Ann Hambly, founder and co-CEO of 1st Service Solutions, an advisor to commercial loan borrowers, recently outlined the resolution of defaulted CMBS loans since 2007 in an interesting article for Northeast Business Journal. Ann notes from 2007 through mid-2011, a total of $82 billion of CMBS loans were resolved. Some takeaways:
- Approximately 30.5% ($25 billion) was modified. Modified loans have historically provided a higher level of recovery for bondholders than loan foreclosures or note sales. Often modifications are being granted in combination with new capital injection to pay down the loan.
- Approximately 12.2% ($10 billion) was brought back to current status, either through property cash flow improvement, a borrower abandoning a “strategic default” that was not producing intended results, or other dissatisfaction with the modification process.

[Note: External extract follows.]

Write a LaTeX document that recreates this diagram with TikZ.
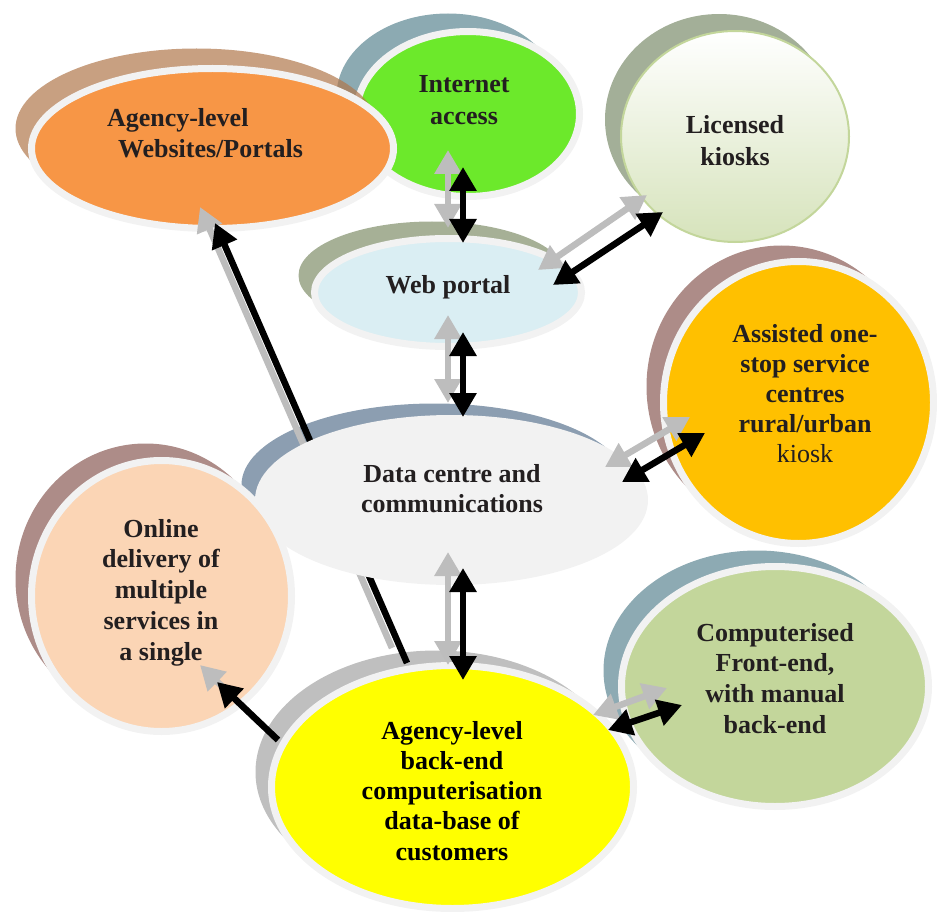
\documentclass[tikz,border=0pt]{standalone}
\usepackage{fontspec}
\setmainfont{Liberation Serif}
\usetikzlibrary{shapes.geometric,arrows.meta}

\definecolor{ringgrey}{HTML}{F2F2F2}
\definecolor{labeltext}{HTML}{231F20}
\definecolor{arrowgrey}{HTML}{BDBDBD}
\definecolor{orangefill}{HTML}{F79646}
\definecolor{orangeshadow}{HTML}{B0774C}
\definecolor{greenfill}{HTML}{6CE92B}
\definecolor{greenshadow}{HTML}{8CAAB2}
\definecolor{kioskshadow}{HTML}{A3AF98}
\definecolor{kioskborder}{HTML}{C3D69B}
\definecolor{kioskbottom}{HTML}{D6E3BB}
\definecolor{webfill}{HTML}{DAEEF3}
\definecolor{webshadow}{HTML}{A6B096}
\definecolor{assistfill}{HTML}{FFC000}
\definecolor{mauveshadow}{HTML}{AD8C88}
\definecolor{dcfill}{HTML}{F2F2F2}
\definecolor{dcshadow}{HTML}{8C9EB1}
\definecolor{peachfill}{HTML}{FBD5B5}
\definecolor{backfill}{HTML}{FFFF00}
\definecolor{backshadow}{HTML}{BFBFBF}
\definecolor{compfill}{HTML}{C3D69B}
\definecolor{compshadow}{HTML}{8DAAB3}

% centred block of lines, anchored at the baseline of its first line
\newcommand\linesc[2][30.5pt]{\vtop{\baselineskip=#1\halign{\hfil##\hfil\cr#2\crcr}}}

\tikzset{
  blob/.style={ellipse, inner sep=0pt, outer sep=0pt, line width=7pt, draw=ringgrey},
  backdrop/.style={ellipse, inner sep=0pt, outer sep=0pt, draw=none},
  lbl/.style={inner sep=0pt, outer sep=0pt, anchor=base, text=labeltext,
              font=\fontsize{26}{31}\selectfont\bfseries},
  twoway/.style={line width=6.5pt,
     {Triangle[length=24pt,width=26pt]}-{Triangle[length=24pt,width=26pt]}},
  oneway/.style={line width=6.5pt, -{Triangle[length=24pt,width=26pt]}},
  ghostarrow/.style={draw=arrowgrey},
  darkarrow/.style={draw=black},
}

\begin{document}
\begin{tikzpicture}[x=1pt,y=-1pt]
\useasboundingbox (0,0) rectangle (937,912);

% ---- Internet access
\node[backdrop, fill=greenshadow, minimum width=223pt, minimum height=165pt] (inet-s) at (448,96) {};
\node[blob, fill=greenfill, minimum width=223pt, minimum height=165pt] (inet) at (468,114) {};

% ---- Agency-level websites / portals
\node[backdrop, fill=orangeshadow, opacity=0.7, minimum width=362pt, minimum height=160pt] (sites-s) at (196.5,128.5) {};
\node[blob, fill=orangefill, minimum width=362pt, minimum height=160pt] (sites) at (212.5,148.5) {};

% ---- Licensed kiosks
\node[backdrop, fill=kioskshadow, minimum width=228pt, minimum height=211pt] (kiosk-s) at (719,119.5) {};
\node[ellipse, inner sep=0pt, outer sep=0pt, draw=kioskborder, line width=2pt,
      top color=white, bottom color=kioskbottom,
      minimum width=228pt, minimum height=211pt] (kiosk) at (735,136.5) {};

% ---- Web portal
\node[backdrop, fill=webshadow, minimum width=267pt, minimum height=108pt] (web-s) at (432,275.5) {};
\node[blob, fill=webfill, minimum width=267pt, minimum height=108pt] (web) at (448,292.5) {};

% ---- Computerised front-end
\node[backdrop, fill=compshadow, minimum width=307pt, minimum height=240pt] (comp-s) at (757,670.5) {};
\node[blob, fill=compfill, minimum width=307pt, minimum height=240pt] (comp) at (775,686.5) {};

% ---- Assisted one-stop service centres
\node[backdrop, fill=mauveshadow, minimum width=270pt, minimum height=282pt] (assist-s) at (781.5,386.5) {};
\node[blob, fill=assistfill, minimum width=270pt, minimum height=282pt] (assist) at (798.5,402.5) {};

% ---- backdrops of the data centre and the back-end
\node[backdrop, fill=dcshadow, minimum width=386pt, minimum height=163pt] (dc-s) at (434.5,485) {};
\node[backdrop, fill=backshadow, minimum width=362pt, minimum height=243pt] (back-s) at (436.5,772) {};

% ---- back-end to websites, running behind the data centre
\coordinate (sites-gt) at (200,207);
\coordinate (back-gf) at (392,648);
\coordinate (sites-bt) at (215,223);
\coordinate (back-bf) at (407,663);
\draw[oneway, ghostarrow] (back-gf) -- (sites-gt);
\draw[oneway, darkarrow] (back-bf) -- (sites-bt);

% ---- Data centre and communications
\node[blob, draw=dcfill, fill=dcfill, minimum width=386pt, minimum height=163pt] (dc) at (451.5,500) {};

% ---- Online delivery
\node[backdrop, fill=mauveshadow, minimum width=260pt, minimum height=271pt] (online-s) at (145.5,579) {};
\node[blob, fill=peachfill, minimum width=260pt, minimum height=271pt] (online) at (161.5,596) {};

% ---- Agency-level back-end computerisation
\node[blob, fill=backfill, minimum width=362pt, minimum height=243pt] (back) at (452.5,787) {};

% ---- labels
\node[lbl, anchor=base west] (sites-t) at (107,127)
  {\vtop{\baselineskip=31pt\hbox{Agency-level}\hbox{\hspace{11pt}Websites/Portals}}};
\node[lbl] (inet-t) at (464,93) {\linesc[32pt]{Internet\cr access}};
\node[lbl] (kiosk-t) at (735,134) {\linesc[32pt]{Licensed\cr kiosks}};
\node[lbl] (web-t) at (448,293) {Web portal};
\node[lbl] (assist-t) at (805,342)
  {\linesc[30pt]{Assisted one-\cr stop service\cr centres\cr rural/urban\cr {\mdseries kiosk}}};
\node[lbl] (dc-t) at (452,482) {\linesc[30pt]{Data centre and\cr communications}};
\node[lbl] (online-t) at (161,537)
  {\linesc[30.75pt]{Online\cr delivery of\cr multiple\cr services in\cr a single}};
\node[lbl, text=black] (back-t) at (452,739)
  {\linesc[30.25pt]{Agency-level\cr back-end\cr computerisation\cr data-base of\cr customers}};
\node[lbl] (comp-t) at (775,641)
  {\linesc[30.7pt]{Computerised\cr Front-end,\cr with manual\cr back-end}};

% ---- arrow end points
\coordinate (inet-g) at (448,150);   \coordinate (web-gn) at (448,228);
\coordinate (inet-b) at (463,167);   \coordinate (web-bn) at (463,243);
\coordinate (web-ge) at (538,270);   \coordinate (kiosk-g) at (647,195);
\coordinate (web-be) at (553,285);   \coordinate (kiosk-b) at (663,212);
\coordinate (web-gs) at (448,315);   \coordinate (dc-gn) at (448,403);
\coordinate (web-bs) at (463,332);   \coordinate (dc-bn) at (463,417);
\coordinate (dc-ge) at (605,467);    \coordinate (assist-g) at (690,417);
\coordinate (dc-be) at (622,482);    \coordinate (assist-b) at (705,433);
\coordinate (dc-gs) at (448,552);    \coordinate (back-gn) at (448,665);
\coordinate (dc-bs) at (463,568);    \coordinate (back-bn) at (463,680);
\coordinate (back-ge) at (593,715);  \coordinate (comp-g) at (667,688);
\coordinate (back-be) at (608,730);  \coordinate (comp-b) at (682,705);
\coordinate (back-gw) at (262,725);  \coordinate (online-g) at (200,665);
\coordinate (back-bw) at (278,740);  \coordinate (online-b) at (217,682);

% ---- connectors: light copy first, black arrow on top
\draw[twoway, ghostarrow] (inet-g) -- (web-gn);
\draw[twoway, ghostarrow] (web-ge) -- (kiosk-g);
\draw[twoway, ghostarrow] (web-gs) -- (dc-gn);
\draw[twoway, ghostarrow] (dc-ge) -- (assist-g);
\draw[twoway, ghostarrow] (dc-gs) -- (back-gn);
\draw[twoway, ghostarrow] (back-ge) -- (comp-g);
\draw[oneway, ghostarrow] (back-gw) -- (online-g);

\draw[twoway, darkarrow] (inet-b) -- (web-bn);
\draw[twoway, darkarrow] (web-be) -- (kiosk-b);
\draw[twoway, darkarrow] (web-bs) -- (dc-bn);
\draw[twoway, darkarrow] (dc-be) -- (assist-b);
\draw[twoway, darkarrow] (dc-bs) -- (back-bn);
\draw[twoway, darkarrow] (back-be) -- (comp-b);
\draw[oneway, darkarrow] (back-bw) -- (online-b);
\end{tikzpicture}
\end{document}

- Approximately 11.6% ($9.5 billion) was paid off at a discount, with an average loss severity of 50%.
- Approximately 9.2% ($7.5 billion) was paid in full. The majority of these payoffs were loan maturity defaults that required additional time to refinance.
- Approximately 7.3% ($6 billion) was sold through notes sales. Although note sales resulted in significant discounts to the principal balance of the loan, the loss severity was less than foreclosure disposition because note sales were done quickly.
- Approximately 6.7% ($5.5 billion) was foreclosed and sold as REO properties. Foreclosure and REO have resulted in the highest loss severity.